Atualmente encontra-se abandonado, embora com grau de conservação insatisfatório. As locomotivas centenárias utilizadas para transporte de passageiros e cana-de-açúcar ainda se encontram no pátio, sem preservação e se deteriorando expostas a ação do tempo.

História[editar | editar código-fonte]

Engenhos das fazendas[editar | editar código-fonte]

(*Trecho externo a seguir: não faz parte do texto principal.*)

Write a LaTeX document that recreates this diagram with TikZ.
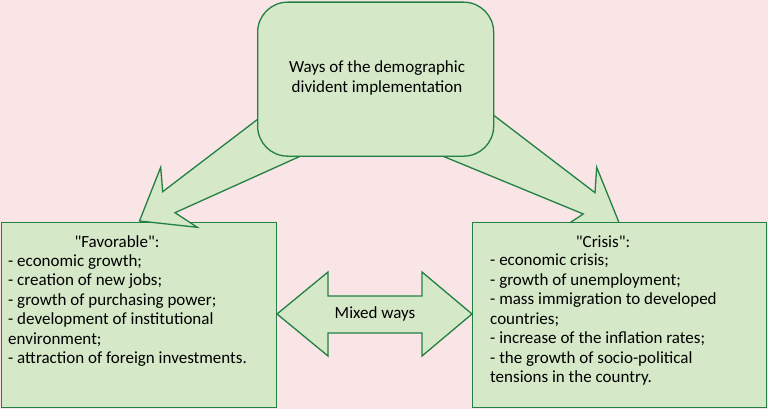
\documentclass[tikz,border=0pt]{standalone}
\usepackage{fontspec}
\newfontfamily\cfont{Carlito}
\definecolor{bg}{RGB}{249,228,230}
\definecolor{fillg}{RGB}{213,232,200}
\definecolor{lineg}{RGB}{34,128,68}
\begin{document}
\begin{tikzpicture}[x=1pt,y=-1pt,
  shapefill/.style={fill=fillg, draw=lineg, line width=1.3pt, line join=miter},
  box/.style={shapefill, rectangle, inner sep=0pt, anchor=north west},
  txt/.style={font=\cfont\fontsize{17}{19.5}\selectfont, inner sep=0pt, align=left, anchor=north west}]
\fill[bg] (0,0) rectangle (768,409);
\useasboundingbox (0,0) rectangle (768,409);
% right block arrow (under the right box)
\draw[shapefill] (473,99.5) -- (493.3,115) -- (595,192.7) -- (596.7,167.3) -- (620,225)
  -- (561,228.6) -- (583.3,214) -- (440,155) -- (418.5,146) -- cycle;
% lower boxes
\node[box, minimum width=275pt, minimum height=185pt] (fav) at (1,222) {};
\node[box, minimum width=294pt, minimum height=185pt] (crisis) at (472,222) {};
% left block arrow (over the left box)
\draw[shapefill] (275.5,105.7) -- (256.7,120) -- (162.7,191.7) -- (160.7,167.3) -- (139.5,221)
  -- (197.3,227.3) -- (175,212.7) -- (303,155) -- (322,146) -- cycle;
% top box
\node[box, rounded corners=30pt, minimum width=236pt, minimum height=154pt] (top) at (257,1.5) {};
% double arrow
\draw[shapefill] (277,314) -- (328,272) -- (328,296) -- (422,296) -- (422,272) -- (472,314)
  -- (422,356) -- (422,333) -- (328,333) -- (328,356) -- cycle;
% texts
\node[txt, anchor=center, align=center] (toptxt) at (377,78) {Ways of the demographic\\divident implementation};
\node[txt, anchor=center] (mixed) at (375,314) {Mixed ways};
\node[txt, anchor=center] (favtitle) at (117,242) {"Favorable":};
\node[txt] (favlist) at (8,254) {- economic growth;\\- creation of new jobs;\\- growth of purchasing power;\\- development of institutional\\environment;\\- attraction of foreign investments.};
\node[txt, anchor=center] (crtitle) at (603,242) {"Crisis":};
\node[txt] (crlist) at (490,254) {- economic crisis;\\- growth of unemployment;\\- mass immigration to developed\\countries;\\- increase of the inflation rates;\\- the growth of socio-political\\tensions in the country.};
\end{tikzpicture}
\end{document}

Inicialmente, os engenhos eram movidos a tração humana, tração animal (trapiches) ou moinhos d´água. A produção artesanal gerava vários tipos de açúcar com qualidades variáveis, e a linha de produtos podia incluir também aguardente, melado e rapadura. Por volta de 1850, há uma grande concentração econômica com a implantação de engenhos com máquinas a vapor que são muito mais eficientes do que todos os outros. Os proprietários de terra desativaram seus engenhos e passaram a vender a cana-de-açúcar para o Cia Engenho Central de Quissamã que levantou um financiamento se para se instalar e adquirir os equipamentos mais modernos. Em 1865, em Quissamã, só há engenhos com máquinas a vapor cujos donos eram os grandes proprietários[1]

Após 1850, a produção de açúcar do norte fluminense, mesmo com preços estáveis, cresceu em média 3,62% ao ano e atingiu o seu máximo (no século XIX) no ano de 1872. A capacidade produtiva dos engenhos com máquinas a vapor atingiu então seu limite máximo havendo necessidade de aumentar a produção com eficiência, o que só seria possível com a concentração e especialização em plantas produtivas maiores. A Revolução Industrial já tinha criado as soluções tecnológicas necessárias, seja com equipamentos maiores e mais eficientes, seja com o uso de ferrovias capazes de levar a cana-de-açúcar da plantação até a unidade de processamento e o açúcar produzido até o mercado consumidor.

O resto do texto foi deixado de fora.